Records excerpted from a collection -
┏━━
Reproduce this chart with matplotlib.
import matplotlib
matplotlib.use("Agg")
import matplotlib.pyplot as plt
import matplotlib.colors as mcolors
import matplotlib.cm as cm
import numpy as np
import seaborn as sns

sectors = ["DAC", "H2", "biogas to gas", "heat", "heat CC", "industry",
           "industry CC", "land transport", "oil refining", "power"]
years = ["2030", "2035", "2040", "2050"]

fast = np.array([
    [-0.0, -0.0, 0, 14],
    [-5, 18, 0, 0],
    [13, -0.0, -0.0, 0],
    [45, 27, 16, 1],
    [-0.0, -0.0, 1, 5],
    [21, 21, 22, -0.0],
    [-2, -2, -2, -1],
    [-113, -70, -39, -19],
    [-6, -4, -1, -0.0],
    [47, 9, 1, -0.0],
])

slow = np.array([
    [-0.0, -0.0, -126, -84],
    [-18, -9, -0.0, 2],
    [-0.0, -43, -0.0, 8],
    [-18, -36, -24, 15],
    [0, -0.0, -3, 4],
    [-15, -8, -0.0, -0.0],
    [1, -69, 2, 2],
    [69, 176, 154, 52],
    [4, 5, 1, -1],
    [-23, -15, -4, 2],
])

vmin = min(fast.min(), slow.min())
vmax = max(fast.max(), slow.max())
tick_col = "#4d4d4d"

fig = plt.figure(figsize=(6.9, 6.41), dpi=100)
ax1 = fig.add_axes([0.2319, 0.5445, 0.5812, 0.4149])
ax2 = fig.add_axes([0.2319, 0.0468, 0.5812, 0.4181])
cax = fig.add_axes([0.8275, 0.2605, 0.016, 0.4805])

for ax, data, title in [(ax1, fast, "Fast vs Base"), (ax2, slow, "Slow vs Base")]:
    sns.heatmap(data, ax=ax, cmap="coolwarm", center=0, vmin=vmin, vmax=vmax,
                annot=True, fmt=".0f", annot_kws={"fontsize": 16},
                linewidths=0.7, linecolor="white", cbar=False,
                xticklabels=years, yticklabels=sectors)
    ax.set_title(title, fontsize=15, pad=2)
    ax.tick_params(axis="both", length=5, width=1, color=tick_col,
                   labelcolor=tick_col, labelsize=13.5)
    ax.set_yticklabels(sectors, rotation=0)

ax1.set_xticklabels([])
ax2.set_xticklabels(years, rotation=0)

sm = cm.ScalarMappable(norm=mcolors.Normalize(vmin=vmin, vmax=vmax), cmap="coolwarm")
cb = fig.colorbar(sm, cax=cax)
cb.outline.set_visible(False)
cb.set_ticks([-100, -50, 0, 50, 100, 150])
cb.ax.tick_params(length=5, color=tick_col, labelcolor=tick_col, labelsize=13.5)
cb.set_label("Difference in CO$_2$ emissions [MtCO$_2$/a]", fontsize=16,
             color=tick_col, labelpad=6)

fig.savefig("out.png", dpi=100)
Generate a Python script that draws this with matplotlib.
┗━━
Task requirements - Print only the lines that run from the start of the listing to the line bearing "cax = fig.add_axes([0.8275, 0.2605, 0.016, 0.4805])"; please keep the first line and that last one, exactly as they appear.

Complete response -
Reproduce this chart with matplotlib.
import matplotlib
matplotlib.use("Agg")
import matplotlib.pyplot as plt
import matplotlib.colors as mcolors
import matplotlib.cm as cm
import numpy as np
import seaborn as sns

sectors = ["DAC", "H2", "biogas to gas", "heat", "heat CC", "industry",
           "industry CC", "land transport", "oil refining", "power"]
years = ["2030", "2035", "2040", "2050"]

fast = np.array([
    [-0.0, -0.0, 0, 14],
    [-5, 18, 0, 0],
    [13, -0.0, -0.0, 0],
    [45, 27, 16, 1],
    [-0.0, -0.0, 1, 5],
    [21, 21, 22, -0.0],
    [-2, -2, -2, -1],
    [-113, -70, -39, -19],
    [-6, -4, -1, -0.0],
    [47, 9, 1, -0.0],
])

slow = np.array([
    [-0.0, -0.0, -126, -84],
    [-18, -9, -0.0, 2],
    [-0.0, -43, -0.0, 8],
    [-18, -36, -24, 15],
    [0, -0.0, -3, 4],
    [-15, -8, -0.0, -0.0],
    [1, -69, 2, 2],
    [69, 176, 154, 52],
    [4, 5, 1, -1],
    [-23, -15, -4, 2],
])

vmin = min(fast.min(), slow.min())
vmax = max(fast.max(), slow.max())
tick_col = "#4d4d4d"

fig = plt.figure(figsize=(6.9, 6.41), dpi=100)
ax1 = fig.add_axes([0.2319, 0.5445, 0.5812, 0.4149])
ax2 = fig.add_axes([0.2319, 0.0468, 0.5812, 0.4181])
cax = fig.add_axes([0.8275, 0.2605, 0.016, 0.4805])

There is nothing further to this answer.